** Begin **
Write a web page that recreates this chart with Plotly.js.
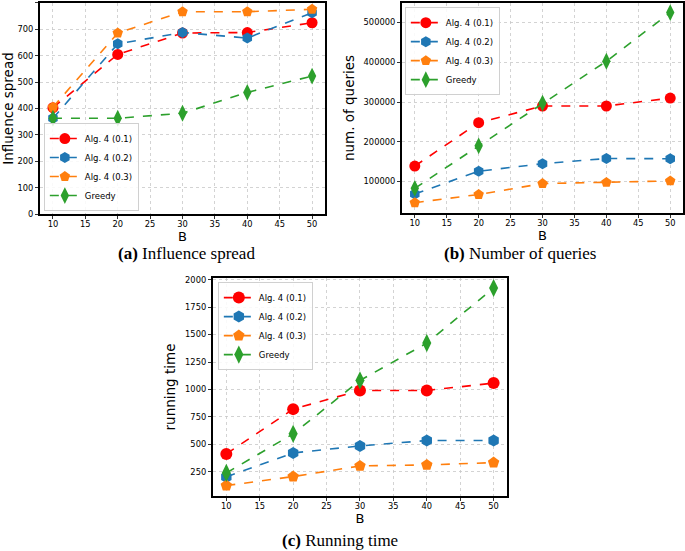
<!DOCTYPE html>
<html>
<head>
<meta charset="utf-8">
<script src="https://cdn.plot.ly/plotly-3.0.1.min.js"></script>
<style>html,body{margin:0;padding:0;background:#fff;}#chart{width:685px;height:551px;}</style>
</head>
<body>
<div id="chart"></div>
<script>
const budgets = [10, 20, 30, 40, 50];
const seriesNames = ["Alg. 4 (0.1)", "Alg. 4 (0.2)", "Alg. 4 (0.3)", "Greedy"];

const spreadAlg01 = [403, 605, 686, 688, 725];
const spreadAlg02 = [363, 645, 688, 667, 763];
const spreadAlg03 = [405, 686, 767, 767, 776];
const spreadGreedy = [363, 363, 382, 461, 523];

const queriesAlg01 = [139000, 248000, 290000, 290000, 310000];
const queriesAlg02 = [69000, 126000, 145000, 158000, 157500];
const queriesAlg03 = [47000, 67500, 95000, 98000, 101700];
const queriesGreedy = [83000, 190000, 297500, 402500, 525000];

const timeAlg01 = [413, 821, 991, 991, 1058];
const timeAlg02 = [204, 422, 486, 535, 535];
const timeAlg03 = [125, 207, 304, 313, 334];
const timeGreedy = [240, 596, 1082, 1422, 1924];

const xTicks = [10, 15, 20, 25, 30, 35, 40, 45, 50];
const spreadTicks = [0, 100, 200, 300, 400, 500, 600, 700, 800];
const queryTicks = [100000, 200000, 300000, 400000, 500000];
const timeTicks = [250, 500, 750, 1000, 1250, 1500, 1750, 2000];

const captionA = ["(a)", "Influence spread"];
const captionB = ["(b)", "Number of queries"];
const captionC = ["(c)", "Running time"];
const xTitle = "B";
const yTitles = ["Influence spread", "num. of queries", "running time"];

const colors = ["#ff0000", "#1f77b4", "#ff7f0e", "#2ca02c"];
const symbols = ["circle", "hexagon", "pentagon", "diamond-tall"];
const sizesTop = [11, 11, 11, 12];
const sizesBottom = [12, 12, 12, 13];

function mk(ys, i, xa, ya, leg, sizes) {
  return {
    x: budgets, y: ys, name: seriesNames[i], type: "scatter", mode: "lines+markers",
    xaxis: xa, yaxis: ya, legend: leg,
    line: {color: colors[i], width: 1.6, dash: "dash"},
    marker: {color: colors[i], symbol: symbols[i], size: sizes[i], line: {width: 0}}
  };
}

const data = [];
[spreadAlg01, spreadAlg02, spreadAlg03, spreadGreedy].forEach((s, i) => data.push(mk(s, i, "x", "y", "legend", sizesTop)));
[queriesAlg01, queriesAlg02, queriesAlg03, queriesGreedy].forEach((s, i) => data.push(mk(s, i, "x2", "y2", "legend2", sizesTop)));
[timeAlg01, timeAlg02, timeAlg03, timeGreedy].forEach((s, i) => data.push(mk(s, i, "x3", "y3", "legend3", sizesBottom)));

const tickFont = {family: "DejaVu Sans", size: 8.3, color: "#000"};
const titleFont = {family: "DejaVu Sans", size: 13, color: "#000"};

function xax(domain, anchor) {
  return {
    domain: domain, anchor: anchor, range: [8, 52], tickvals: xTicks, ticktext: xTicks.map(String),
    showline: true, mirror: true, linecolor: "#000", linewidth: 1.6,
    ticks: "outside", ticklen: 3.5, tickwidth: 0.8, tickcolor: "#000", ticklabelstandoff: -2,
    showgrid: true, gridcolor: "#c8c8c8", griddash: "dot", gridwidth: 0.8, zeroline: false,
    tickfont: tickFont, title: {text: xTitle, font: titleFont, standoff: 0}
  };
}
function yax(domain, anchor, range, ticks, title) {
  return {
    domain: domain, anchor: anchor, range: range, tickvals: ticks, ticktext: ticks.map(String),
    showline: true, mirror: true, linecolor: "#000", linewidth: 1.6,
    ticks: "outside", ticklen: 3.5, tickwidth: 0.8, tickcolor: "#000",
    showgrid: true, gridcolor: "#c8c8c8", griddash: "dot", gridwidth: 0.8, zeroline: false,
    tickfont: tickFont, title: {text: title, font: {family: "DejaVu Sans", size: 13.5, color: "#000"}, standoff: 6}
  };
}

const legendBase = {
  bgcolor: "rgba(255,255,255,0.85)", bordercolor: "#d0d0d0", borderwidth: 1,
  font: {family: "DejaVu Sans", size: 8.5, color: "#000"}, xanchor: "left", itemwidth: 30, tracegroupgap: 0
};

const capFont = {family: "Liberation Serif", size: 17, color: "#000"};
function cap(c, x, y) {
  return {text: "<b>" + c[0] + "</b> " + c[1], xref: "paper", yref: "paper", x: x, y: y,
    xanchor: "center", yanchor: "middle", showarrow: false, font: capFont};
}

const layout = {
  width: 685, height: 551, margin: {l: 0, r: 0, t: 0, b: 0},
  paper_bgcolor: "#fff", plot_bgcolor: "#fff", showlegend: true,
  xaxis: xax([0.0584, 0.4745], "y"),
  yaxis: yax([0.6116, 0.9946], "x", [0, 800], spreadTicks, yTitles[0]),
  xaxis2: xax([0.5869, 0.9971], "y2"),
  yaxis2: yax([0.6134, 0.9946], "x2", [21000, 549000], queryTicks, yTitles[1]),
  xaxis3: xax([0.3109, 0.7401], "y3"),
  yaxis3: yax([0.0998, 0.4955], "x3", [30, 2015], timeTicks, yTitles[2]),
  legend: Object.assign({}, legendBase, {x: 0.064, y: 0.617, yanchor: "bottom"}),
  legend2: Object.assign({}, legendBase, {x: 0.591, y: 0.987, yanchor: "top"}),
  legend3: Object.assign({}, legendBase, {x: 0.318, y: 0.488, yanchor: "top"}),
  annotations: [
    cap(captionA, 187 / 685, 1 - 253 / 551),
    cap(captionB, 520 / 685, 1 - 253 / 551),
    cap(captionC, 340 / 685, 1 - 540 / 551)
  ]
};

Plotly.newPlot("chart", data, layout, {staticPlot: true});
</script>
</body>
</html>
** End **
> Short problem:
Take the listing above and print it exactly, apart from the pictures.

> Task answer:
Write a web page that recreates this chart with Plotly.js.
<!DOCTYPE html>
<html>
<head>
<meta charset="utf-8">
<script src="https://cdn.plot.ly/plotly-3.0.1.min.js"></script>
<style>html,body{margin:0;padding:0;background:#fff;}#chart{width:685px;height:551px;}</style>
</head>
<body>
<div id="chart"></div>
<script>
const budgets = [10, 20, 30, 40, 50];
const seriesNames = ["Alg. 4 (0.1)", "Alg. 4 (0.2)", "Alg. 4 (0.3)", "Greedy"];

const spreadAlg01 = [403, 605, 686, 688, 725];
const spreadAlg02 = [363, 645, 688, 667, 763];
const spreadAlg03 = [405, 686, 767, 767, 776];
const spreadGreedy = [363, 363, 382, 461, 523];

const queriesAlg01 = [139000, 248000, 290000, 290000, 310000];
const queriesAlg02 = [69000, 126000, 145000, 158000, 157500];
const queriesAlg03 = [47000, 67500, 95000, 98000, 101700];
const queriesGreedy = [83000, 190000, 297500, 402500, 525000];

const timeAlg01 = [413, 821, 991, 991, 1058];
const timeAlg02 = [204, 422, 486, 535, 535];
const timeAlg03 = [125, 207, 304, 313, 334];
const timeGreedy = [240, 596, 1082, 1422, 1924];

const xTicks = [10, 15, 20, 25, 30, 35, 40, 45, 50];
const spreadTicks = [0, 100, 200, 300, 400, 500, 600, 700, 800];
const queryTicks = [100000, 200000, 300000, 400000, 500000];
const timeTicks = [250, 500, 750, 1000, 1250, 1500, 1750, 2000];

const captionA = ["(a)", "Influence spread"];
const captionB = ["(b)", "Number of queries"];
const captionC = ["(c)", "Running time"];
const xTitle = "B";
const yTitles = ["Influence spread", "num. of queries", "running time"];

const colors = ["#ff0000", "#1f77b4", "#ff7f0e", "#2ca02c"];
const symbols = ["circle", "hexagon", "pentagon", "diamond-tall"];
const sizesTop = [11, 11, 11, 12];
const sizesBottom = [12, 12, 12, 13];

function mk(ys, i, xa, ya, leg, sizes) {
  return {
    x: budgets, y: ys, name: seriesNames[i], type: "scatter", mode: "lines+markers",
    xaxis: xa, yaxis: ya, legend: leg,
    line: {color: colors[i], width: 1.6, dash: "dash"},
    marker: {color: colors[i], symbol: symbols[i], size: sizes[i], line: {width: 0}}
  };
}

const data = [];
[spreadAlg01, spreadAlg02, spreadAlg03, spreadGreedy].forEach((s, i) => data.push(mk(s, i, "x", "y", "legend", sizesTop)));
[queriesAlg01, queriesAlg02, queriesAlg03, queriesGreedy].forEach((s, i) => data.push(mk(s, i, "x2", "y2", "legend2", sizesTop)));
[timeAlg01, timeAlg02, timeAlg03, timeGreedy].forEach((s, i) => data.push(mk(s, i, "x3", "y3", "legend3", sizesBottom)));

const tickFont = {family: "DejaVu Sans", size: 8.3, color: "#000"};
const titleFont = {family: "DejaVu Sans", size: 13, color: "#000"};

function xax(domain, anchor) {
  return {
    domain: domain, anchor: anchor, range: [8, 52], tickvals: xTicks, ticktext: xTicks.map(String),
    showline: true, mirror: true, linecolor: "#000", linewidth: 1.6,
    ticks: "outside", ticklen: 3.5, tickwidth: 0.8, tickcolor: "#000", ticklabelstandoff: -2,
    showgrid: true, gridcolor: "#c8c8c8", griddash: "dot", gridwidth: 0.8, zeroline: false,
    tickfont: tickFont, title: {text: xTitle, font: titleFont, standoff: 0}
  };
}
function yax(domain, anchor, range, ticks, title) {
  return {
    domain: domain, anchor: anchor, range: range, tickvals: ticks, ticktext: ticks.map(String),
    showline: true, mirror: true, linecolor: "#000", linewidth: 1.6,
    ticks: "outside", ticklen: 3.5, tickwidth: 0.8, tickcolor: "#000",
    showgrid: true, gridcolor: "#c8c8c8", griddash: "dot", gridwidth: 0.8, zeroline: false,
    tickfont: tickFont, title: {text: title, font: {family: "DejaVu Sans", size: 13.5, color: "#000"}, standoff: 6}
  };
}

const legendBase = {
  bgcolor: "rgba(255,255,255,0.85)", bordercolor: "#d0d0d0", borderwidth: 1,
  font: {family: "DejaVu Sans", size: 8.5, color: "#000"}, xanchor: "left", itemwidth: 30, tracegroupgap: 0
};

const capFont = {family: "Liberation Serif", size: 17, color: "#000"};
function cap(c, x, y) {
  return {text: "<b>" + c[0] + "</b> " + c[1], xref: "paper", yref: "paper", x: x, y: y,
    xanchor: "center", yanchor: "middle", showarrow: false, font: capFont};
}

const layout = {
  width: 685, height: 551, margin: {l: 0, r: 0, t: 0, b: 0},
  paper_bgcolor: "#fff", plot_bgcolor: "#fff", showlegend: true,
  xaxis: xax([0.0584, 0.4745], "y"),
  yaxis: yax([0.6116, 0.9946], "x", [0, 800], spreadTicks, yTitles[0]),
  xaxis2: xax([0.5869, 0.9971], "y2"),
  yaxis2: yax([0.6134, 0.9946], "x2", [21000, 549000], queryTicks, yTitles[1]),
  xaxis3: xax([0.3109, 0.7401], "y3"),
  yaxis3: yax([0.0998, 0.4955], "x3", [30, 2015], timeTicks, yTitles[2]),
  legend: Object.assign({}, legendBase, {x: 0.064, y: 0.617, yanchor: "bottom"}),
  legend2: Object.assign({}, legendBase, {x: 0.591, y: 0.987, yanchor: "top"}),
  legend3: Object.assign({}, legendBase, {x: 0.318, y: 0.488, yanchor: "top"}),
  annotations: [
    cap(captionA, 187 / 685, 1 - 253 / 551),
    cap(captionB, 520 / 685, 1 - 253 / 551),
    cap(captionC, 340 / 685, 1 - 540 / 551)
  ]
};

Plotly.newPlot("chart", data, layout, {staticPlot: true});
</script>
</body>
</html>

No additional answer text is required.